“Is anyone worthy? Is anyone whole? Is anyone able to break the seals and open the scroll?”
The words from the Andrew Peterson song (popularized by Chris Tomlin) run through my head as I hear my pastor remark about the brokenness in the world. I sit in Church, grateful to be surrounded by my brothers and sisters, even as we followed precautions. “No handshaking...wear a mask...keep the rows of seats separated.” We’re still in the shadow of COVID-19, and these requirements which would have seemed absurd three months ago are just part of the deal if we’re going to meet.
Sitting to my right is a man who was unemployed as a result of economic fallout. Behind me, another man who was laid off in a situation with ramifications which affect me and my family. The topic is sensitive.
This particular Sunday arrived at the end of a tragic week. A man had died in an encounter with the police on Monday, and the event rocked our nation to the core. Riots ensue, in the streets, windows and hearts are broken, and the innocent are condemned along with the guilty in acts of senseless violence. Elsewhere, peaceful protests occur, and on social media, a storm of accusations and misconstructions rages between friends and family.
2020, thus far, has been heavy. I haven’t even gotten into the election, which is sure to bring further division and slander across the whole political spectrum. In the midst of it, Christians’ hearts are crying out the most. We are desperate to speak clarity into the racial unrest, and we long to strike the right balance between obeying Christ’s instructions to gather in his name and be sensitive to the dangers of Coronavirus.
The problem is, even believers are coming from a variety of contexts and have a complex array of concerns that define how they look at things. We know that people are suffering under extreme government restrictions in some states, but we don’t want to discount the reasons quarantines were instated in the first place. We hate racial injustice, but also think our outrage and compassion should include the most vulnerable who were affected by the ensuing riots. We fall on different sides, but we know the limitations of our understanding and the sinfulness of our hearts.
We’re tempted to think, to paraphrase Jesus, “Let him who is without sin...come and take the microphone and say the right, most balanced thing.” But then we would all be silent, and that would be disobedient. So we speak, and in a world where sin is responded to by sin so often, we ask, “Is anyone worthy?”
Rewind to the vision in Revelation on which that Andrew Peterson song is based. John, the author, in his vision wept loudly (Revelation 5:4) because no one on heaven or earth was found who was worthy to open the scroll and break its seals. This is not an isolated incident, but a reflection of a reality we see in the world all around us: there is no one worthy, from the highest and purest to the lowest and basest.
No member of the human race is “without sin.” Except one (Hebrews 4:15).

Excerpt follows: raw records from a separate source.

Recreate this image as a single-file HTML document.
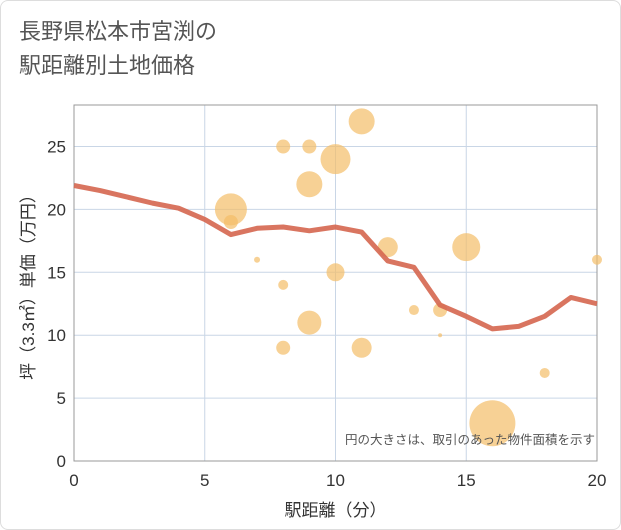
<!DOCTYPE html>
<html><head><meta charset="utf-8"><style>
body{margin:0;background:#fff;font-family:"Liberation Sans","Noto Sans CJK JP",sans-serif}
#wrap{position:relative;width:619px;height:528px;border:1px solid #ddd;border-radius:8px;overflow:hidden}
#title{position:absolute;left:18px;top:14px;font-size:22px;line-height:34px;color:#555}
</style></head><body>
<div id="wrap">
<div id="title">長野県松本市宮渕の<br>駅距離別土地価格</div>
<svg id="chart" width="621" height="530" style="position:absolute;left:0;top:0"></svg>
</div>
<script>
const lineX=[0,1,2,3,4,5,6,7,8,9,10,11,12,13,14,15,16,17,18,19,20];
const lineY=[21.9,21.5,21.0,20.5,20.1,19.2,18.0,18.5,18.6,18.3,18.6,18.2,15.9,15.4,12.4,11.5,10.5,10.7,11.5,13.0,12.5];
const bubX=[6,6,7,8,8,8,9,9,9,10,10,11,11,12,13,14,14,15,16,18,20];
const bubY=[20,19,16,25,14,9,25,22,11,24,15,27,9,17,12,12,10,17,3,7,16];
const bubR=[16,7,3,7,5,7,7,13,12,15,9,13,10,10,5,7,2,14,23,5,5];
const xTicks=[0,5,10,15,20];
const yTicks=[0,5,10,15,20,25];
const L=73,R=596,T=104,B=460,XMAX=20,YMAX=28.3;
const sx=v=>L+(R-L)*v/XMAX, sy=v=>B-(B-T)*v/YMAX;
const svg=document.getElementById('chart');const NS='http://www.w3.org/2000/svg';
function mk(t,a,p){const e=document.createElementNS(NS,t);for(const k in a)e.setAttribute(k,a[k]);(p||svg).appendChild(e);return e;}
xTicks.forEach(v=>{const g=mk('line',{x1:sx(v),x2:sx(v),y1:T,y2:B,stroke:'#c9d6e6','stroke-width':1});


const t=mk('text',{x:sx(v),y:B+25,'text-anchor':'middle','font-size':17,fill:'#333'});t.textContent=v;

});
yTicks.forEach(v=>{const g=mk('line',{x1:L,x2:R,y1:sy(v),y2:sy(v),stroke:'#c9d6e6','stroke-width':1});


const t=mk('text',{x:L-8,y:sy(v)+6,'text-anchor':'end','font-size':17,fill:'#333'});t.textContent=v;

});
const fr=mk('rect',{x:L,y:T,width:R-L,height:B-T,fill:'none',stroke:'#999','stroke-width':1});


bubX.forEach((x,i)=>{const c=mk('circle',{cx:sx(x),cy:sy(bubY[i]),r:bubR[i],fill:'#f3bd68','fill-opacity':0.7});

});
const pl=mk('polyline',{points:lineX.map((x,i)=>sx(x)+','+sy(lineY[i])).join(' '),fill:'none',stroke:'#d5664f','stroke-width':5,'stroke-opacity':0.9,'stroke-linejoin':'round'});


const note=mk('text',{x:R-2,y:B-17,'text-anchor':'end','font-size':12.5,fill:'#555'});note.textContent='円の大きさは、取引のあった物件面積を示す';


const xt=mk('text',{x:(L+R)/2,y:B+55,'text-anchor':'middle','font-size':17,fill:'#333'});xt.textContent='駅距離（分）';


const yt=mk('text',{x:0,y:0,'text-anchor':'middle','font-size':17,fill:'#333',transform:`translate(33,${(T+B)/2}) rotate(-90)`});yt.textContent='坪（3.3㎡）単価（万円）';


</script>
</body></html>
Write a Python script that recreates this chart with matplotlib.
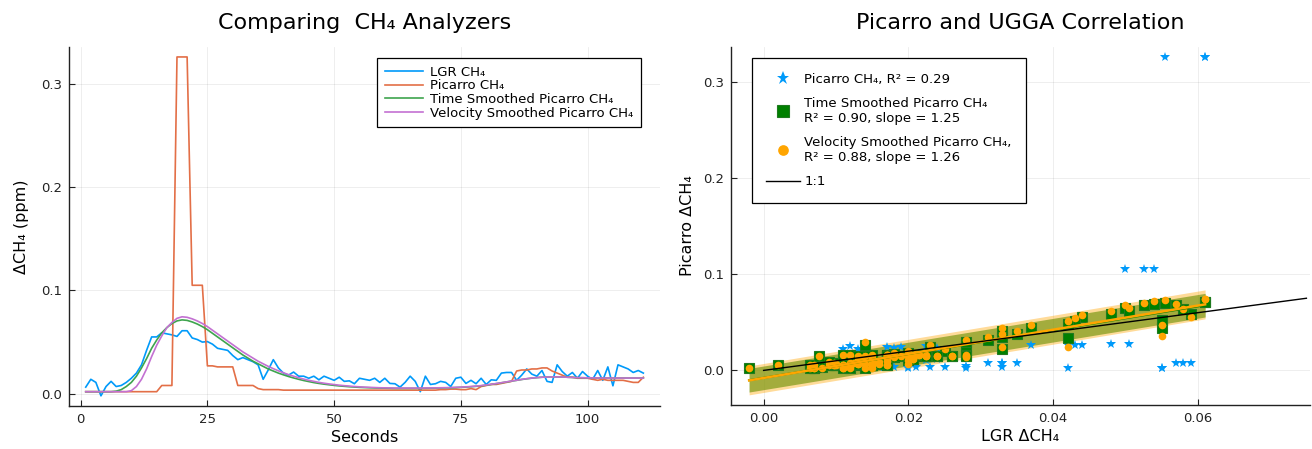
import numpy as np
import matplotlib
matplotlib.use('Agg')
import matplotlib.pyplot as plt

plt.rcParams['font.family'] = ['DejaVu Sans']

# seconds since start of the plume
seconds = np.arange(1, 112)

lgr = [0.0064, 0.014, 0.011, -0.002, 0.007, 0.012, 0.007, 0.008, 0.011, 0.015,
       0.02, 0.028, 0.042, 0.055, 0.055, 0.059, 0.058, 0.057, 0.0555, 0.061,
       0.061, 0.054, 0.0525, 0.05, 0.0505, 0.048, 0.044, 0.043, 0.042, 0.037,
       0.033, 0.035, 0.033, 0.031, 0.028, 0.014, 0.023, 0.033, 0.025, 0.02,
       0.018, 0.021, 0.017, 0.017, 0.015, 0.017, 0.0135, 0.017, 0.015, 0.013,
       0.016, 0.012, 0.0125, 0.0097, 0.015, 0.014, 0.013, 0.015, 0.011, 0.015,
       0.01, 0.0097, 0.0064, 0.011, 0.017, 0.012, 0.002, 0.017, 0.009, 0.0097,
       0.012, 0.011, 0.007, 0.015, 0.016, 0.01, 0.013, 0.0097, 0.015, 0.009,
       0.0135, 0.013, 0.02, 0.0206, 0.0206, 0.013, 0.018, 0.024, 0.019, 0.017,
       0.0225, 0.012, 0.011, 0.028, 0.0215, 0.017, 0.0206, 0.015, 0.0215, 0.017,
       0.014, 0.0225, 0.013, 0.026, 0.0077, 0.028, 0.026, 0.024, 0.0206, 0.0225,
       0.02]

picarro = [0.002, 0.002, 0.002, 0.002, 0.002, 0.002, 0.002, 0.002, 0.002, 0.002,
           0.002, 0.002, 0.002, 0.002, 0.002, 0.008, 0.008, 0.008, 0.326, 0.326,
           0.326, 0.105, 0.105, 0.105, 0.027, 0.027, 0.026, 0.026, 0.026, 0.026,
           0.008, 0.008, 0.008, 0.008, 0.005, 0.004, 0.004, 0.004, 0.004, 0.0035,
           0.0035, 0.0035, 0.0035, 0.0035, 0.0035, 0.0035, 0.0035, 0.0035, 0.0035, 0.0035,
           0.0035, 0.0035, 0.0035, 0.0035, 0.0035, 0.0035, 0.0035, 0.0035, 0.0035, 0.0035,
           0.0035, 0.0035, 0.0035, 0.0035, 0.0035, 0.0035, 0.0035, 0.0035, 0.0035, 0.0035,
           0.004, 0.004, 0.0045, 0.0045, 0.004, 0.004, 0.005, 0.004, 0.007, 0.008,
           0.009, 0.009, 0.01, 0.011, 0.012, 0.022, 0.023, 0.023, 0.024, 0.024,
           0.025, 0.025, 0.022, 0.02, 0.018, 0.016, 0.016, 0.015, 0.015, 0.015,
           0.014, 0.013, 0.014, 0.013, 0.013, 0.013, 0.013, 0.012, 0.011, 0.011,
           0.016]

time_smoothed = [0.002, 0.002, 0.002, 0.002, 0.002, 0.002, 0.0025, 0.004, 0.007, 0.011,
                 0.017, 0.025, 0.034, 0.044, 0.052, 0.059, 0.064, 0.068, 0.0705, 0.0715,
                 0.071, 0.0695, 0.0675, 0.065, 0.062, 0.0585, 0.055, 0.0515, 0.048, 0.0445,
                 0.041, 0.0375, 0.0345, 0.0315, 0.029, 0.0265, 0.024, 0.022, 0.02, 0.0183,
                 0.0167, 0.0153, 0.014, 0.0128, 0.0118, 0.0108, 0.01, 0.0093, 0.0087, 0.0081,
                 0.0076, 0.0072, 0.0068, 0.0065, 0.0062, 0.006, 0.0058, 0.0056, 0.0055, 0.0054,
                 0.0053, 0.0052, 0.0052, 0.0052, 0.0052, 0.0052, 0.0053, 0.0053, 0.0054, 0.0055,
                 0.0056, 0.0057, 0.0058, 0.006, 0.0062, 0.0065, 0.0068, 0.0072, 0.0077, 0.0083,
                 0.009, 0.0098, 0.0106, 0.0114, 0.0122, 0.013, 0.0138, 0.0145, 0.0151, 0.0156,
                 0.016, 0.0162, 0.0163, 0.0163, 0.0162, 0.016, 0.0158, 0.0156, 0.0155, 0.0154,
                 0.0153, 0.0152, 0.0152, 0.0152, 0.0152, 0.0152, 0.0152, 0.0152, 0.0152, 0.0152,
                 0.0152]

velocity_smoothed = [0.002, 0.002, 0.002, 0.002, 0.002, 0.002, 0.002, 0.002, 0.002, 0.003,
                     0.007, 0.014, 0.024, 0.036, 0.047, 0.056, 0.064, 0.069, 0.073, 0.0745,
                     0.074, 0.0725, 0.0705, 0.068, 0.065, 0.0615, 0.058, 0.0545, 0.051, 0.0475,
                     0.044, 0.0405, 0.0375, 0.0345, 0.0315, 0.029, 0.0265, 0.0243, 0.0222, 0.0203,
                     0.0185, 0.017, 0.0155, 0.0142, 0.013, 0.012, 0.011, 0.0102, 0.0095, 0.0089,
                     0.0083, 0.0078, 0.0074, 0.007, 0.0067, 0.0064, 0.0062, 0.006, 0.0058, 0.0057,
                     0.0056, 0.0055, 0.0055, 0.0055, 0.0055, 0.0055, 0.0055, 0.0056, 0.0056, 0.0057,
                     0.0058, 0.0059, 0.006, 0.0062, 0.0064, 0.0067, 0.007, 0.0074, 0.0079, 0.0085,
                     0.0092, 0.0099, 0.0107, 0.0115, 0.0123, 0.0131, 0.0139, 0.0146, 0.0152, 0.0157,
                     0.016, 0.0162, 0.0163, 0.0163, 0.0162, 0.016, 0.0158, 0.0156, 0.0155, 0.0154,
                     0.0153, 0.0153, 0.0152, 0.0152, 0.0152, 0.0152, 0.0152, 0.0152, 0.0152, 0.0152,
                     0.0152]

oneone = [0.0, 0.075]

labels_left = ['LGR CH₄', 'Picarro CH₄', 'Time Smoothed Picarro CH₄',
               'Velocity Smoothed Picarro CH₄']
label_stars = 'Picarro CH₄, R² = 0.29'
label_time = 'Time Smoothed Picarro CH₄\nR² = 0.90, slope = 1.25'
label_vel = 'Velocity Smoothed Picarro CH₄,\nR² = 0.88, slope = 1.26'

c_blue, c_red, c_green, c_purple = '#009AFA', '#E36F47', '#3EA44E', '#C371D2'


def style_axes(ax):
    for s in ['top', 'right']:
        ax.spines[s].set_visible(False)
    for s in ['left', 'bottom']:
        ax.spines[s].set_color('#222222')
        ax.spines[s].set_linewidth(1.0)
    ax.grid(True, color='black', alpha=0.08, linewidth=0.6)
    ax.set_axisbelow(True)
    ax.tick_params(direction='in', length=4, width=0.8, labelsize=9.5,
                   colors='#222222', pad=5)


def fit_band(x, y):
    slope, icpt = np.polyfit(x, y, 1)
    xs = np.array([min(x), max(x)])
    resid = np.array(y) - (slope * np.array(x) + icpt)
    half = 2.1 * resid.std()
    return xs, slope * xs + icpt, half


fig = plt.figure(figsize=(13.12, 4.49), dpi=100)
ax1 = fig.add_axes([0.0526, 0.0958, 0.4505, 0.800])
ax2 = fig.add_axes([0.5572, 0.0980, 0.4413, 0.798])

#
# left: time series
#
ax1.plot(seconds, lgr, color=c_blue, lw=1.2, label=labels_left[0])
ax1.plot(seconds, picarro, color=c_red, lw=1.2, label=labels_left[1])
ax1.plot(seconds, time_smoothed, color=c_green, lw=1.2, label=labels_left[2])
ax1.plot(seconds, velocity_smoothed, color=c_purple, lw=1.2, label=labels_left[3])
style_axes(ax1)
ax1.margins(x=0.03, y=0.03)
ax1.set_xticks([0, 25, 50, 75, 100])
ax1.set_yticks([0.0, 0.1, 0.2, 0.3])
ax1.set_yticklabels(['0.0', '0.1', '0.2', '0.3'])
ax1.set_xlabel('Seconds', fontsize=11.5, labelpad=3)
ax1.set_ylabel('ΔCH₄ (ppm)', fontsize=11.5, labelpad=9)
ax1.set_title('Comparing  CH₄ Analyzers', fontsize=16, pad=13)
leg1 = ax1.legend(loc='upper right', bbox_to_anchor=(0.967, 0.968),
                  borderaxespad=0, fontsize=9.5, handlelength=2.9,
                  handletextpad=0.55, labelspacing=0.05, fancybox=False,
                  framealpha=1, edgecolor='black', borderpad=0.55)
leg1.get_frame().set_linewidth(0.9)

#
# right: correlation
#
xs_t, ys_t, half_t = fit_band(lgr, time_smoothed)
xs_v, ys_v, half_v = fit_band(lgr, velocity_smoothed)

ax2.plot(lgr, picarro, linestyle='none', marker='*', ms=7, color=c_blue,
         markeredgewidth=0, label=label_stars)
ax2.fill_between(xs_t, ys_t - half_t, ys_t + half_t, color='green',
                 alpha=0.6, linewidth=0)
ax2.fill_between(xs_v, ys_v - half_v, ys_v + half_v, color='orange',
                 alpha=0.4, linewidth=0)
ax2.plot(lgr, time_smoothed, linestyle='none', marker='s', ms=6.5,
         color='green', markeredgecolor='#1f7a1f', markeredgewidth=0.8,
         label=label_time)
ax2.plot(lgr, velocity_smoothed, linestyle='none', marker='o', ms=5.5,
         color='orange', markeredgewidth=0, label=label_vel)
ax2.plot(xs_t, ys_t, color='green', lw=1.5)
ax2.plot(xs_v, ys_v, color='orange', lw=1.8)
ax2.plot(oneone, oneone, color='black', lw=1.0, label='1:1')
style_axes(ax2)
ax2.margins(y=0.03)
ax2.set_xlim(-0.0045, 0.0755)
ax2.set_xticks([0.0, 0.02, 0.04, 0.06])
ax2.set_xticklabels(['0.00', '0.02', '0.04', '0.06'])
ax2.set_yticks([0.0, 0.1, 0.2, 0.3])
ax2.set_yticklabels(['0.0', '0.1', '0.2', '0.3'])
ax2.set_xlabel('LGR ΔCH₄', fontsize=11.5, labelpad=3)
ax2.set_ylabel('Picarro ΔCH₄', fontsize=11.5, labelpad=6)
ax2.set_title('Picarro and UGGA Correlation', fontsize=16, pad=13)
leg2 = ax2.legend(loc='upper left', bbox_to_anchor=(0.0354, 0.968),
                  borderaxespad=0, fontsize=9.5, handlelength=2.6,
                  handletextpad=0.3, labelspacing=0.85, fancybox=False,
                  framealpha=1, edgecolor='black', borderpad=1.1,
                  markerscale=1.4)
leg2.get_frame().set_linewidth(0.9)

fig.savefig('out.png', dpi=100)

In John’s vision, he is instructed to look at “The Lion of the Tribe of Judah, the Root of David” who “has conquered, so that HE can open the scroll and its seven seals” (Revelation 5:5).
In other words, there is one who is worthy, who has conquered. Revelation seems to forget immediately that this conqueror is a “Lion” because John describes seeing “a Lamb standing, as though it had been slain…” To this Lamb, all of the voices in heaven sing,
“Worthy is the Lamb who was slain, to receive power and wealth and wisdom and might and honor and glory and blessing.” (vs. 12).
So who is it, who alone is truly worthy? Is He a conquering Lion, or a slain Lamb? Is He a kind Savior, or a righteous Judge? Is He holy God, or pure man? The emphatic answer to these questions is yes. It is Jesus who punishes the wicked, and weeps with those who weep; it is Jesus who knew no sin, but became sin for us; it is Jesus who was wrongly tortured by evil men, and Jesus who will cause wicked men to run and call for the rocks to fall on them to hide them from His gaze. It is Jesus who died, and Jesus who conquered death and lives forever.
Here in 2020, we desperately need to remember that the Lion and the Lamb will one day wipe away all the tears from our eyes. When we see death, we must remember that death will be no more; “neither shall there be mourning, nor crying, nor pain anymore, for the former things [will] pass away” (Revelation 21:4). We can have hope when everything seems hopeless.